View Full Version : Injection Machine Tonnage Calculation

Mcyoda

11-02-2008, 10:39 AM

How do you calculate what tonnage machine to use and the volume of ABS materials. Let make the calculate easy, let start with the mold with 36 cavities and each cavity is 2" x 2" x 0.3"

So from the above calculation I get 43.2 cubic inches of ABS. Am I right, so what is the tonnage and weight of ABS. The injection machines usually listed tonnage and weight of material. What size of machine should be able inject this sample products.

Thanks

rkremser

11-02-2008, 01:13 PM

The tonnage is going to be based on two factors, the injection pressure and the cross sectional area at the parting plane. you will have to include your runners and sprue in the cross section calculations. This will give the bare minimum tonnage needed to hold the dies together, depending on how controlled the injection pressure is you'll most likely want to allow for a little variation and go with a bigger capacity.

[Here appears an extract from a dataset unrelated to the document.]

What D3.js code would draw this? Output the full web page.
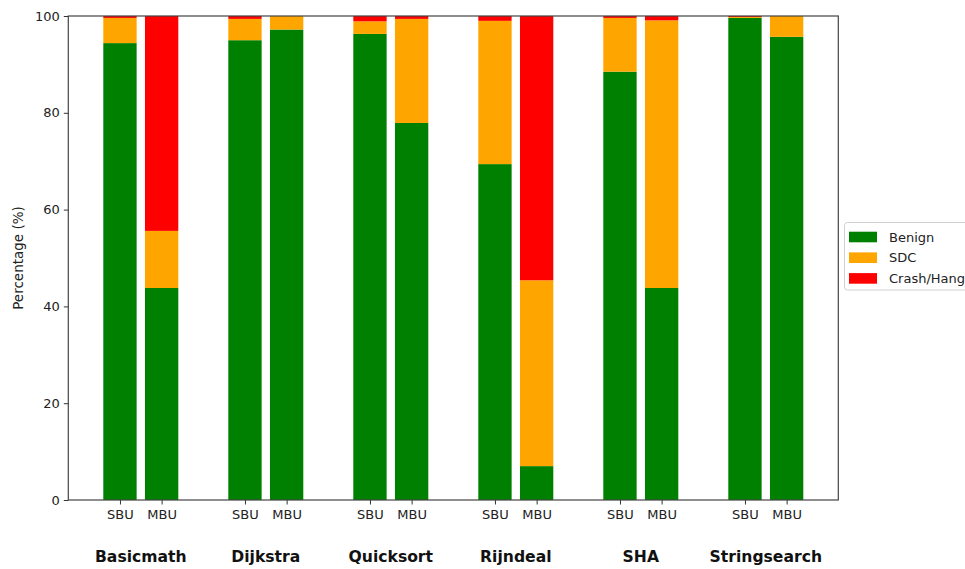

As for weight of the material just lookup the density and go from there, again be sure to include the volume of the runners and the sprue.

Mcyoda

11-02-2008, 05:40 PM

Thanks for the information Rkremser, every cavities are very close together. So the total mold area is 12.5" x 12.5"

Where do you lookup the density of particular plastics like ABS, PVC?

Thanks

Jim G

11-24-2008, 01:19 PM

As was said before,

you need to know the total surface area of part/runners on the parting line of the mold.

Multiply that by 15,000psi and divide by 2000lbs/ton.

This will give you an approximate clamp tonnage.

(note) Some machines can inject at up to 30,000psi which would

require a higher clamp tonnage.

This should give you a good reference though.

The specific gravity of ABS is ~ 1.04-1.25 depending on grade and fillers.

plastibob

12-24-2008, 11:48 AM

As a general rule of thumb you use 2-5 tons per square inch of projected area. The projected area is the area of the shadow that would be created if you shine a light on the molded part. High flow materials generally take more clamping pressure.